**Task prompt**
Pictures excluded, return the lines below from the first through the line holding "import plotly.graph_objects as go".

■ ■ ■ ■ ■

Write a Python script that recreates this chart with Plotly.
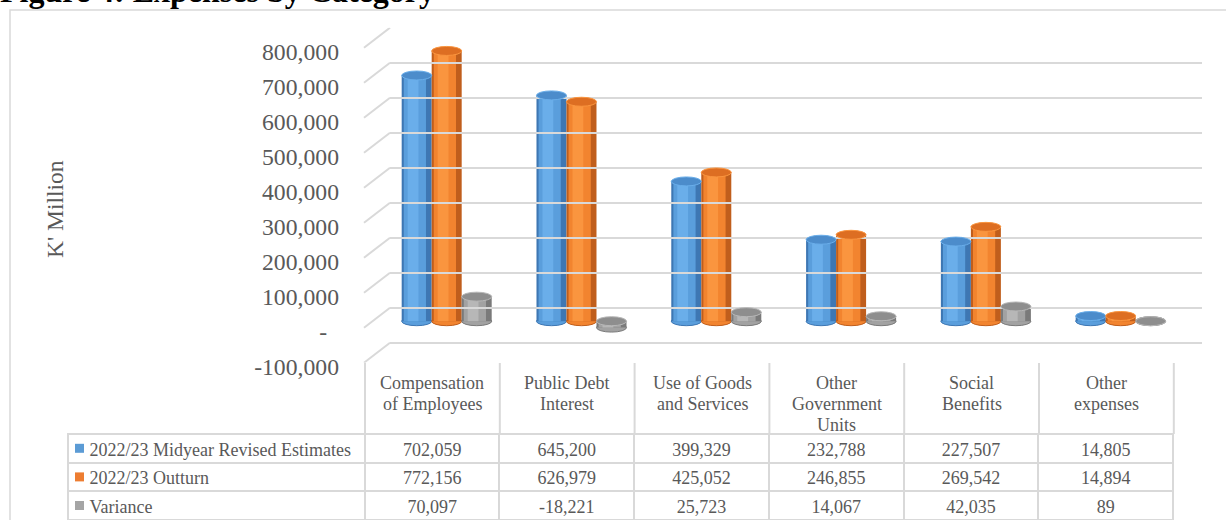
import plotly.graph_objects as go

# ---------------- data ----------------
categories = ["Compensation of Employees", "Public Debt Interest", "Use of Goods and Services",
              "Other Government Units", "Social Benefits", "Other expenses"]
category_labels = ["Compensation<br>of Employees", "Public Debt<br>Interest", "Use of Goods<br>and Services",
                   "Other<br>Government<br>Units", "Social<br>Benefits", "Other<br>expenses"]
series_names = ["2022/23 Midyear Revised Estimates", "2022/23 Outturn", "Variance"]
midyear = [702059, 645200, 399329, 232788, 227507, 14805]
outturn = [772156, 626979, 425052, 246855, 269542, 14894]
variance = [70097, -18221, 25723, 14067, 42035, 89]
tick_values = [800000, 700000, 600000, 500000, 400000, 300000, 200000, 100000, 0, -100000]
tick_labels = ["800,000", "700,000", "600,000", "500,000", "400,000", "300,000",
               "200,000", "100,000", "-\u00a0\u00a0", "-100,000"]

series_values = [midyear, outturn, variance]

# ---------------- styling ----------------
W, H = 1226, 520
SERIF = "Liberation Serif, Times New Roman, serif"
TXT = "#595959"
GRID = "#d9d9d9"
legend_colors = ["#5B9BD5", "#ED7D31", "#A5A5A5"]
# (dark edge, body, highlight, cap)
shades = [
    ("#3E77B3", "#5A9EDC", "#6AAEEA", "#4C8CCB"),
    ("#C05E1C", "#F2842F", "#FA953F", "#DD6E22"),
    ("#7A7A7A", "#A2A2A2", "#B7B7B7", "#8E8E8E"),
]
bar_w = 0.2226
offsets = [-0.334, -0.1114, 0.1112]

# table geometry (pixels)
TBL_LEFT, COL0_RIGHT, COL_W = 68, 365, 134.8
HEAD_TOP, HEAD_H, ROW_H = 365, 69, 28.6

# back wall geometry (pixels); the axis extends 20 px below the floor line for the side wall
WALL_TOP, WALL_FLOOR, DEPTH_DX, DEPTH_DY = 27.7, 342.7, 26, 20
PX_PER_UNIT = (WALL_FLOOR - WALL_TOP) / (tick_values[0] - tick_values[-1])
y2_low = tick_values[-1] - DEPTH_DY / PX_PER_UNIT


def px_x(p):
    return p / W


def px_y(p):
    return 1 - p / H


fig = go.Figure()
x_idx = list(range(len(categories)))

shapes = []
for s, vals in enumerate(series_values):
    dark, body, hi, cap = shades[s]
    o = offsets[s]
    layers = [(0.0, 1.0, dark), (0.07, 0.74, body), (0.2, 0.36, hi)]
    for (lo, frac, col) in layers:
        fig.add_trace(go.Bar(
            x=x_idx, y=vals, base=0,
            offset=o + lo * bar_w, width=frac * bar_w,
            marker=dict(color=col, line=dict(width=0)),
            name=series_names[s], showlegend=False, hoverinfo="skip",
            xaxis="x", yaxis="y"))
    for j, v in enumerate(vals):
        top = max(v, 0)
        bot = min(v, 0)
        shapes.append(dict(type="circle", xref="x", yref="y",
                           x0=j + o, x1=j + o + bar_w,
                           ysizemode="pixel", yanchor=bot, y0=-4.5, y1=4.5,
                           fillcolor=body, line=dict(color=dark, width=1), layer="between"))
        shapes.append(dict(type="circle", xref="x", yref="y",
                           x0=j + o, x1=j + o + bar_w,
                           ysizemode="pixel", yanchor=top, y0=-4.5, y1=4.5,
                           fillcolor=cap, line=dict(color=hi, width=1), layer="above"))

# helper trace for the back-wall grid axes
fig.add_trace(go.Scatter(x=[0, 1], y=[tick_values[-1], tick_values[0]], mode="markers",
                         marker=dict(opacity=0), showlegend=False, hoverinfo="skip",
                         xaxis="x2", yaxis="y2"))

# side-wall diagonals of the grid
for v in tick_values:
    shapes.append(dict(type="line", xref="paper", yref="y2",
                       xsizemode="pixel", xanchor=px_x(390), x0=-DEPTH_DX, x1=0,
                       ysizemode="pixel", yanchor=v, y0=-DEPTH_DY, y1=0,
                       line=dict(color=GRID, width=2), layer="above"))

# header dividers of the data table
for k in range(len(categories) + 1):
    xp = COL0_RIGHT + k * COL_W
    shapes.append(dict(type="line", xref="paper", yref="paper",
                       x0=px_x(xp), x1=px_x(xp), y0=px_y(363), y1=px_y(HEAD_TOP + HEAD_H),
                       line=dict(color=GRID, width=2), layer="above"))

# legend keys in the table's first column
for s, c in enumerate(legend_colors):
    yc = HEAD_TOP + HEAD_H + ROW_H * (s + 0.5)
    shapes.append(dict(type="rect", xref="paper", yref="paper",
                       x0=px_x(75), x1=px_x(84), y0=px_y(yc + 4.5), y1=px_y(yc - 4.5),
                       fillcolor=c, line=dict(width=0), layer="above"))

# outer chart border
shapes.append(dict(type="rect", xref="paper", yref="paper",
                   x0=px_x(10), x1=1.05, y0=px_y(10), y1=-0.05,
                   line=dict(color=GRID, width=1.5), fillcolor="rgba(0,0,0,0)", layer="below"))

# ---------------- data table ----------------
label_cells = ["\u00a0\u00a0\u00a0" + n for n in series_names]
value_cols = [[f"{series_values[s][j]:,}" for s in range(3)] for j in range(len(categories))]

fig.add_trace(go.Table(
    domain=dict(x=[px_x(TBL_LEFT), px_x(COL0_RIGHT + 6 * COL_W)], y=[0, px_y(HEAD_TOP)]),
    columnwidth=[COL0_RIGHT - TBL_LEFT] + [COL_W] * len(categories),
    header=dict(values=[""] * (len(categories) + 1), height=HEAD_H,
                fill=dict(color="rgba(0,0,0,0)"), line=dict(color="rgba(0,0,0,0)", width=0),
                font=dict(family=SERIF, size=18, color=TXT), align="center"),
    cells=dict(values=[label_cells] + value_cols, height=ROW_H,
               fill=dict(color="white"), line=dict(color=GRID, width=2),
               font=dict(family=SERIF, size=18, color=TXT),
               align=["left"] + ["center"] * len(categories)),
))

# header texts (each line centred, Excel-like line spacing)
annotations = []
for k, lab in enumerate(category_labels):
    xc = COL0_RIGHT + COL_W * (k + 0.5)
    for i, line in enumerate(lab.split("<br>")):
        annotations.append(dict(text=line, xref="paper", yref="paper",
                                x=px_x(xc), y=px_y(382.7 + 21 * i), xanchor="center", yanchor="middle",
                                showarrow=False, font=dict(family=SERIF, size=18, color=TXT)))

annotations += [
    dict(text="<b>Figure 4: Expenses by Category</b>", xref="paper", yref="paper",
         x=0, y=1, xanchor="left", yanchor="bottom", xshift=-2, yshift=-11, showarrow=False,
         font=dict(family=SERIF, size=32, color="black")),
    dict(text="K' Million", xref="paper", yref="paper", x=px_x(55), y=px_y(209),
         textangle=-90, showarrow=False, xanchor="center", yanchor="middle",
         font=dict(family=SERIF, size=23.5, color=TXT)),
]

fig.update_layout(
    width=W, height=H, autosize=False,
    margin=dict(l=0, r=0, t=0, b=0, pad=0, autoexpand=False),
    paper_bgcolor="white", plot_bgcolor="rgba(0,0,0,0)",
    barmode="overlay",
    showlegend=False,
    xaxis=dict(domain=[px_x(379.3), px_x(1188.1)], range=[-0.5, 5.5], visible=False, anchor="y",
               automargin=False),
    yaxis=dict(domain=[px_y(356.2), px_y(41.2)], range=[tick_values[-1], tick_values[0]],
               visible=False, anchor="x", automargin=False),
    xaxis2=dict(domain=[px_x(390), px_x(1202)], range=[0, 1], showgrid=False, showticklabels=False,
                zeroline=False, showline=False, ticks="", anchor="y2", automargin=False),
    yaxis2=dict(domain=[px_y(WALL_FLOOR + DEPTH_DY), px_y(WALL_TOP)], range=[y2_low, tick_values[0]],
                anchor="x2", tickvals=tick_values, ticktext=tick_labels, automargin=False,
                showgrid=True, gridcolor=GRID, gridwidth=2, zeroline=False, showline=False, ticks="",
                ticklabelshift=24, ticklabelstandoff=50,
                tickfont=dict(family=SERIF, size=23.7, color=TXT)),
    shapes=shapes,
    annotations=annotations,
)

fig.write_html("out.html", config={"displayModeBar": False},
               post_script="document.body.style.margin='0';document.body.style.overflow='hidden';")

■ ■ ■ ■ ■

**Output below**
Write a Python script that recreates this chart with Plotly.
import plotly.graph_objects as go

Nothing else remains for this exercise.